Either the active participation in plea bargaining is poor judicial practice or it is not. I think it is *341poor practice. I think a sentence offer made by a trial judge at a pretrial conference in exchange for defendant’s plea of guilty is coercive and should be discouraged. It carries an implied threat that, if he does not plead and is later found guilty, he will receive a harsher sentence. In cases where such a practice is supported by the record, I think reversal is required. Until the Supreme Court speaks to this issue, I think that trial judges would be well advised to follow Mathis, supra, and Bennett, supra.
In the case at bar, it is not clear that such a threat was made by implication or otherwise. This case was assigned to the trial court because three cases arising out of the same facts were handled by the same judge. It should be noted that the crime for which this defendant was convicted involved the kidnapping of a victim and then transporting her into a motorcycle club where some 14 or 15 hooligans participated in criminal sexual misconduct on the victim. How many cases were actually tried or pleas taken arising out of that misconduct before this case neither the record nor the briefs reveal. We do know that five co-defendants were sentenced, but that is all that is supported by the record.

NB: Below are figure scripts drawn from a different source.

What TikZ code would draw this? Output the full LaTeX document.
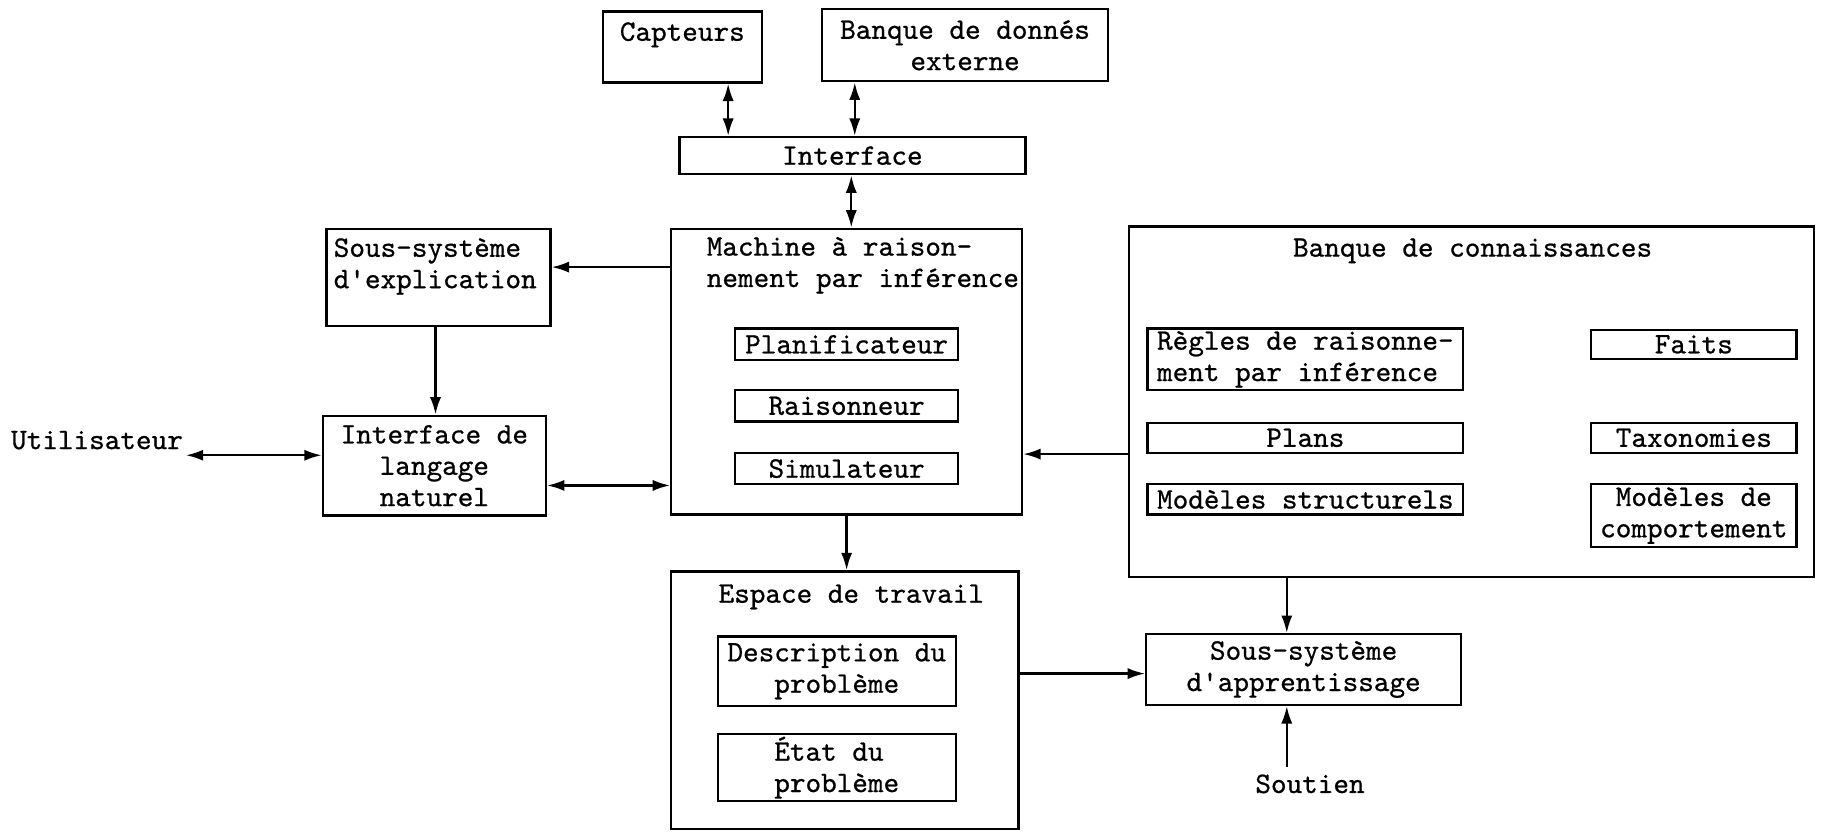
\documentclass[tikz,border=0pt]{standalone}
\usepackage{fontspec}
\newfontfamily\tw{lmmono10-regular.otf}[FakeBold=0.7]
\usetikzlibrary{arrows.meta}
\begin{document}
\begin{tikzpicture}[x=0.5pt,y=-0.5pt,
  every node/.style={font=\tw\fontsize{12.8}{13.5}\selectfont},
  box/.style={draw, line width=1pt, inner sep=0pt},
  sz/.style 2 args={minimum width=#1*0.5pt, minimum height=#2*0.5pt},
  lbl/.style={inner sep=1pt},
  arr/.style={line width=1pt, -{Latex[length=7.5pt,width=4.8pt]}},
  dbl/.style={line width=1pt, {Latex[length=7.5pt,width=4.8pt]}-{Latex[length=7.5pt,width=4.8pt]}}]
\useasboundingbox (0,0) rectangle (1568,716);

% top
\node[box, sz={137}{61}] (capt) at (587.5,40.5) {};
\node[lbl] (captT) at (587.5,30) {Capteurs};
\node[box, sz={246}{62}, align=center] (bdx) at (831,39) {Banque de donnés\\externe};
\node[box, sz={298}{32}] (intf) at (734,134) {Interface};

% machine
\node[box, sz={302}{246}] (mach) at (729,320) {};
\node[lbl, align=left] (machT) at (743,228.5) {Machine à raison-\\nement par inférence};
\node[box, sz={192}{27}] (plan) at (729,296.5) {Planificateur};
\node[box, sz={192}{27}] (rais) at (729,349.5) {Raisonneur};
\node[box, sz={192}{27}] (simu) at (729,403.5) {Simulateur};

% left
\node[box, sz={193}{84}] (sexp) at (377.5,239) {};
\node[lbl, align=left, anchor=west] (sexpT) at (285,229.5) {Sous-système\\d'explication};
\node[box, sz={192}{86}, align=center] (ilang) at (374,401) {Interface de\\langage\\naturel};
\node[lbl] (util) at (83.5,379) {Utilisateur};

% workspace
\node[box, sz={299}{222}] (esp) at (727.5,603) {};
\node[lbl] (espT) at (733,514) {Espace de travail};
\node[box, sz={205}{60}, align=center] (desc) at (720.5,578) {Description du\\problème};
\node[box, sz={205}{58}, align=left] (etat) at (720.5,661) {État du\\problème};

% knowledge base
\node[box, sz={590}{302}] (kb) at (1267,346) {};
\node[lbl] (kbT) at (1268,216) {Banque de connaissances};
\node[box, sz={272}{53}, align=left] (regl) at (1124,309.5) {Règles de raisonne-\\ment par inférence};
\node[box, sz={272}{26}] (plans) at (1124,377) {Plans};
\node[box, sz={272}{26}] (mstr) at (1124,430) {Modèles structurels};
\node[box, sz={177}{25}] (faits) at (1458.5,296.5) {Faits};
\node[box, sz={177}{26}] (taxo) at (1458.5,377) {Taxonomies};
\node[box, sz={177}{54}, align=center] (mcomp) at (1458.5,444) {Modèles de\\comportement};

% learning
\node[box, sz={271}{61}, align=center] (sapp) at (1122.5,576.5) {Sous-système\\d'apprentissage};
\node[lbl, inner sep=3pt] (sout) at (1128,675) {Soutien};

% connectors
\coordinate (xa) at (627,0);
\coordinate (xb) at (736,0);
\coordinate (xc) at (733,0);
\coordinate (ya) at (0,230);
\coordinate (xd) at (375,0);
\coordinate (ua) at (160,392);
\coordinate (yb) at (0,418);
\coordinate (yc) at (0,391);
\coordinate (xe) at (729,0);
\coordinate (yd) at (0,580);
\coordinate (xf) at (1108,0);

\draw[dbl] (capt.south -| xa) -- (intf.north -| xa);
\draw[dbl] (bdx.south -| xb) -- (intf.north -| xb);
\draw[dbl] (intf.south -| xc) -- (mach.north -| xc);
\draw[arr] (mach.west |- ya) -- (sexp.east |- ya);
\draw[arr] (sexp.south -| xd) -- (ilang.north -| xd);
\draw[dbl] (ua) -- (ua -| ilang.west);
\draw[dbl] (ilang.east |- yb) -- (mach.west |- yb);
\draw[arr] (kb.west |- yc) -- (mach.east |- yc);
\draw[arr] (mach.south -| xe) -- (esp.north -| xe);
\draw[arr] (esp.east |- yd) -- (sapp.west |- yd);
\draw[arr] (kb.south -| xf) -- (sapp.north -| xf);
\draw[arr] (sout.north -| xf) -- (sapp.south -| xf);
\end{tikzpicture}
\end{document}
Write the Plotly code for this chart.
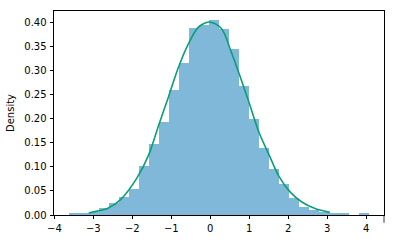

Prior to trial, a pretrial conference was held but no pretrial summary is contained in the file. However, an unsigned handwritten note does appear stating, "no offers — will go to trial — prosecutor will furnish conviction records of nonpolice witnesses”. During the plea proceedings, the trial judge mentioned a trial of a number of co-defendants. He stated that three co-defendants were sentenced to life while two received 10- to 20-year sentences. It is not clear from the transcript whether the two co-defendants who were sentenced to lesser terms *342had pled guilty. If this were the case, it could be seen as a threat that, if defendant continued with his trial, the judge would sentence him to life if he were found guilty. This would be unacceptable intrusive participation in the plea-bargaining process by the trial judge. However, because the record reflects no such scenario and no motion to set aside the plea on such grounds was made, I concur in the affirmance of defendant’s conviction.